Cancer-fighting particle packs drugs in a glass bubble core

A new nanoparticle design has shown exciting potential against pancreatic cancer.  Depositphotos

At the heart of the team’s new drug delivery system are tiny silica nanoparticles that are fashioned into a glass bubble with a hollow interior. Packed into this space is an already-approved chemotherapy drug called irinotecan, but the system’s cancer-fighting weapons don’t end there. Surrounding this glass core are layers of lipid molecules interwoven with a second drug, an investigational molecule called 3M-052.

Developed to tackle pancreatic cancer, the glass core and overall structure of the system, which measures just one thousandth of the width of a human hair, keeps leakage to a minimum to ensure more of the drugs reach the tumor site. Here, the two drugs perform related and important functions.

Irinotecan halts the growth of cancer cells but also raises the alarm for the immune system, which sees more killer T cells descend on the tumor site to take out the cancer cells. Meanwhile, 3M-052 also helps with the recruiting of T cells at both the tumor site and in nearby lymph nodes.

Diagram depicts a new nanoparticle system for cancer treatment, with the drug irinotecan seen inside the core in green and the drug 3M-052 seen in orange, woven through its fatty outer layers

“In my opinion, invoking the immune system will make a big difference in providing a much better treatment outcome for pancreatic cancer,” said corresponding author André Nel. “That’s where I hope this research is taking us.”

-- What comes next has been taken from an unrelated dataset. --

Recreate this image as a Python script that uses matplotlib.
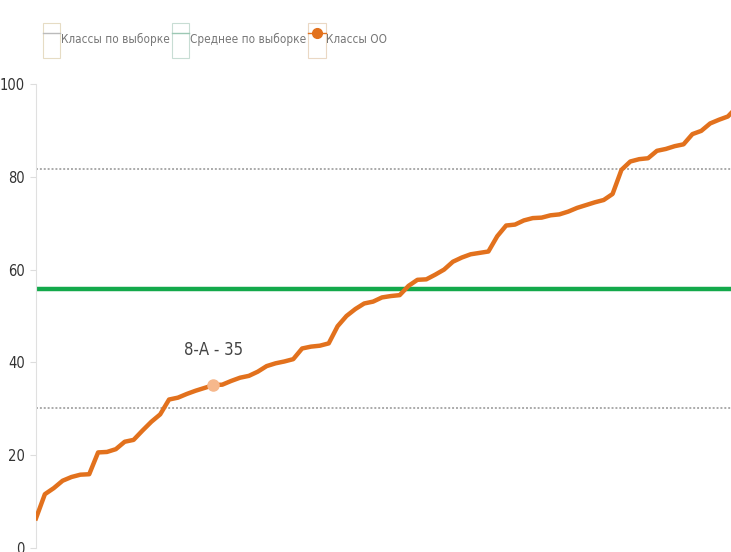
import matplotlib
matplotlib.use("Agg")
import matplotlib.pyplot as plt
from matplotlib.legend_handler import HandlerTuple
from matplotlib.lines import Line2D
from matplotlib.patches import Rectangle

# Class scores sorted ascending (one point per class)
class_scores = [
    6.4, 11.6, 12.9, 14.5, 15.3, 15.8, 15.9, 20.6, 20.7, 21.3,
    22.9, 23.3, 25.3, 27.2, 28.8, 32.0, 32.4, 33.2, 33.9, 34.5,
    35.1, 35.2, 36.0, 36.7, 37.1, 38.0, 39.2, 39.8, 40.2, 40.7,
    43.0, 43.4, 43.6, 44.1, 47.8, 50.0, 51.5, 52.7, 53.1, 54.0,
    54.3, 54.5, 56.5, 57.8, 57.9, 58.9, 60.0, 61.7, 62.6, 63.3,
    63.6, 63.9, 67.2, 69.5, 69.7, 70.6, 71.1, 71.2, 71.7, 71.9,
    72.5, 73.3, 73.9, 74.5, 75.0, 76.3, 81.5, 83.3, 83.8, 84.0,
    85.6, 86.0, 86.6, 87.0, 89.2, 89.9, 91.5, 92.3, 93.0, 95.0,
]
highlight_index = 20
highlight_label = "8-А - 35"
sample_mean = 55.8
sample_band = [30.1, 81.6]
y_ticks = [0, 20, 40, 60, 80, 100]
legend_labels = ["Классы по выборке", "Среднее по выборке", "Классы ОО"]

ORANGE = "#E2711D"
GREEN = "#13A94B"
PEACH = "#F6B88C"

plt.rcParams["font.family"] = ["DejaVu Sans"]
plt.rcParams["font.stretch"] = "condensed"

fig = plt.figure(figsize=(7.31, 5.52), dpi=100)
ax = fig.add_axes([36 / 731, 4 / 552, 1 - 36 / 731, 464 / 552])

x = list(range(len(class_scores)))
for level in sample_band:
    ax.axhline(level, color="#AAAAAA", lw=1.4, ls=(0, (1, 1)), zorder=1)
ax.axhline(sample_mean, color=GREEN, lw=3.2, zorder=2)
ax.plot(x, class_scores, color=ORANGE, lw=3.2, solid_joinstyle="round", zorder=3)

hx, hy = x[highlight_index], class_scores[highlight_index]
ax.plot([hx], [hy], marker="o", ms=8, color=PEACH, mec=PEACH, zorder=4)
ax.annotate(highlight_label, (hx, hy), xytext=(0, 25), textcoords="offset points",
            ha="center", va="center", fontsize=12, color="#444444")

ax.set_xlim(0, 78.35)
ax.set_ylim(0, 100)
ax.set_yticks(y_ticks)
ax.set_xticks([])
ax.tick_params(axis="y", length=4, color="#DDDDDD", labelsize=10.5,
               labelcolor="#333333", pad=4)
for side in ["top", "right", "bottom"]:
    ax.spines[side].set_visible(False)
ax.spines["left"].set_color("#E0E0E0")


def legend_box(edge, line):
    box = Rectangle((0, 0), 1, 1, facecolor="none", edgecolor=edge, lw=0.8)
    return (box, line)


handles = [
    legend_box("#E6DCC4", Line2D([], [], color="#BBBBBB", lw=1)),
    legend_box("#C8DDD4", Line2D([], [], color="#9CC8B4", lw=1)),
    legend_box("#EAD8C4", Line2D([], [], color=ORANGE, lw=1, marker="o", ms=7)),
]
fig.legend(handles, legend_labels, loc="upper left", bbox_to_anchor=(38 / 731, 1 - 18 / 552),
           ncol=3, frameon=False, fontsize=8.5, handlelength=1.5, handleheight=4.2,
           handletextpad=0.05, columnspacing=0.15, labelcolor="#777777", borderaxespad=0,
           handler_map={tuple: HandlerTuple(ndivide=1)})

fig.savefig("out.png", dpi=100)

The system was put to the test in mouse models of pancreatic cancer, and was found to shrink tumors and prevent metastasis more effectively than irinotecan deployed on its own. Additionally, the dual-delivery approach proved more effective than either of the drugs delivered on their own via nanocarrier, and recruited more cancer-killing immune cells and maintained drug levels in blood for longer.

We’ve seen quite a few promising nanoparticle delivery systems for cancer treatment over the years, with some taking aim at pancreatic cancer specifically. We’ve also seen silica-based nanoparticles studied with some promising results in everything from obesity treatment to eco-friendly replacements for pesticides. The scientists hope their unique design can find an expedient path to clinical use, and plan to test their dual-delivery system in larger animal models of cancer next.

“It traditionally takes 10 to 20 years for new breakthrough technologies to reach the marketplace,” said Nel. “Nanocarriers have been around for almost 20 years. While lipid-based nanocarriers are leading the way, the silica-based carrier decorated with lipid layers stands a good chance of speeding up the rate of discovery and improving cancer immunotherapy.”

The research was published in the journal ACS Nano.